Perhaps it is in the fear that this may happen that the former governor had secured a court order forbidding the anti-graft agency from arresting or harassing him. But the EFCC in believing that Yahaya Bello has a case to answer, had appealed against that order. While the appeal is yet to be heard, the EFCC moved his men, in a gestapo fashion, to go for Bello’s jugular. This happened few days to the date the said appeal by the EFCC was due to be heard in the court.
So the question arises: why the haste to breach legal due process on the part of the EFCC, thus causing a needless social hoopla? If the anti-graft commission was so sure that it could do as it pleases, regardless of the provisions of the law, then why did it bother going to court to vacate the order stopping it from inviting, arresting or harassing Bello? Yes, nobody (including Yahaya Bello) is above the law, but is the EFCC above the law?
It is doubly tragic and ironical that the EFCC is currently being run and headed by Ola Olukoyede, a lawyer of over 22 years experience. So, which part of the law he read permits him to pre-empt the pronouncement of the court by deciding to do as he wants, regardless of constitutionally laid down procedure?
Indeed, even if the EFCC had a good case against Bello, the way and manner it has gone about it has despoiled the case fundamentally. And this prosecutorial incapacity is one reason the EFCC had lost many of its good cases in the past. Does the EFCC need to be schooled on the basic ethos of the law which pays great attention to, not what done, but how done?Little wonder that the EFCC has, on its own accord, now withdrawn the appeal against the court injunction restraining the EFCC from arresting Bello, allegedly on the grounds that events have overtaken the appeal. What events have overtaken it? A sham claim!
It is even more curious to know that the same EFCC Chairman is a Pastor. As a senior clergy man, his actions both in private and public appearances should, like Ceaser’s wife, be above board. But sadly, this outing of Pastor Olukoyede is shamefully dirtied by procedural impropriety, fueling suspicion that his actions are politically motivated. A case of the voice of Jacob and the hands of Esau.

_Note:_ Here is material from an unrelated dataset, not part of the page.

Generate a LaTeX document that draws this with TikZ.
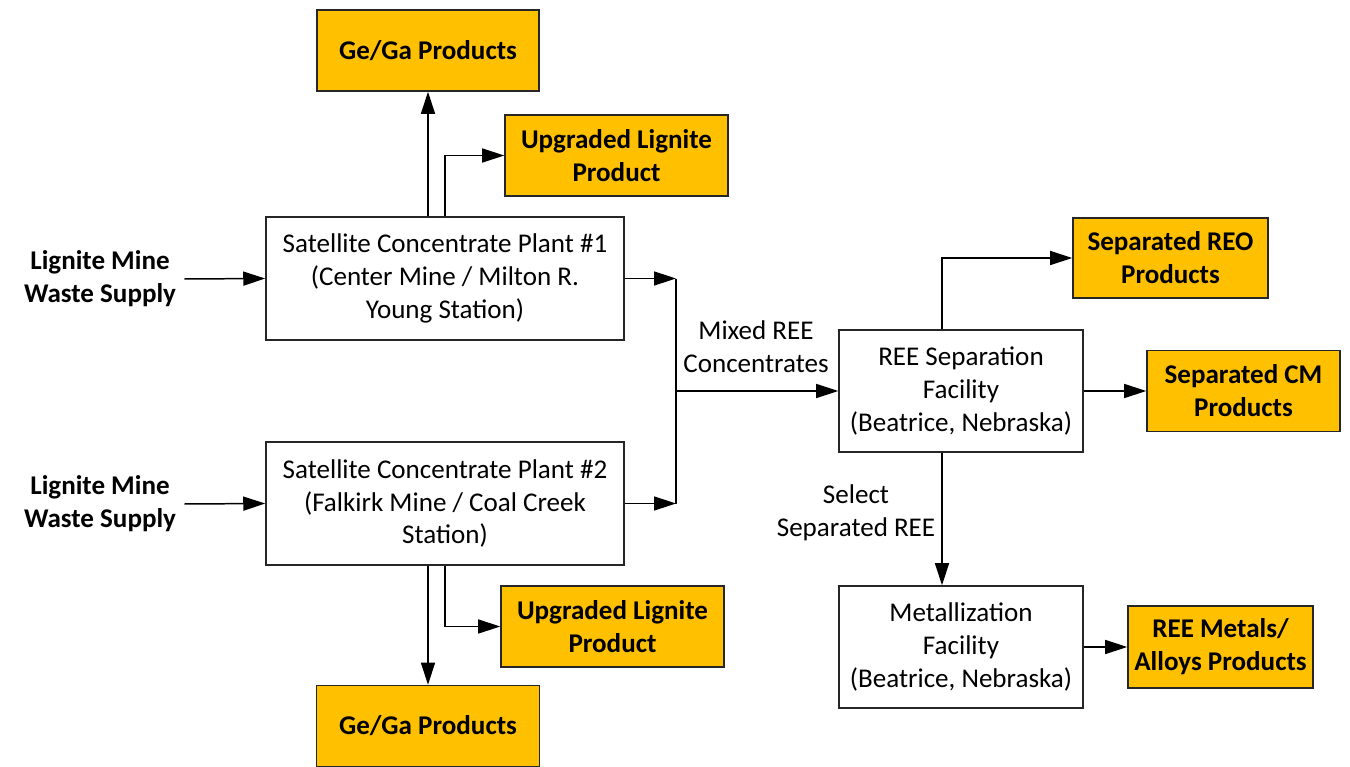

What is more? In all the back-and-forth of the matter, the EFCC has not been able to prove that it actually formally invited Bello for questioning over the pending allegations of money laundering. The closest to this was when the EFCC chairman, himself recently said he had put a call to Bello inviting him to his office for interrogation. No formal letter of invitation was ever sent to him. What if it is not true that Olukoyede is not telling the whole truth? It is certain that if the EFCC had formally invited Yahaya Bello, they would have long circulated the letter on the social media.
Did the EFCC not breach the process by suddenly sending its men to arrest Bello without formally inviting him for questioning? Even a suspected criminal, with bloody hands, is presumed innocent until proven guilty by a court of competent jurisdiction. This is what the law prescribes. Mr Olukoyede should know this. Neither he nor the EFCC can be a judge in their own case. It is when this process is duly followed that prosecution is not seen as persecution.
Even if indeed, Bello is a sinner and has some questions to answer, the EFCC has turned him to a man more sinned against by seemingly bungling the prosecution procedure. Justice and the route to it must be freed from emotion, propaganda and media trial. Until the EFCC learns to follow due process, its actions and inactions will continue to smell political.
Its best antidote is strict adherence to the rule of law.The EFCC cannot resort to self-help by side-stepping the provisions of the law. It must show its committed adherence to legal and judicial due process in securing convictions of accused persons.
The EFCC had furthered its affront on propriety by demanding the refund of the so-called school fees paid by Bello for his children in an Abuja high-nitch school. The school allegedly refunded the said fees which were paid in dollars, out of the intimidation tendencies of EFCC. The EFCC has a case with Yahaya Bello, not the school. So, coercing the school to refund the fees paid is clear case of institutional bullying.
In all, the law in any society is put in place to shield the citizenry from any form of political or institutional thralldom and so the EFCC, no matter how important and needed its role(s) might be in getting the system to function effectively, must be seen to be doing the right things at the right time and in the right way. Anything short of that will be a perfect prescription for chaos and crisis.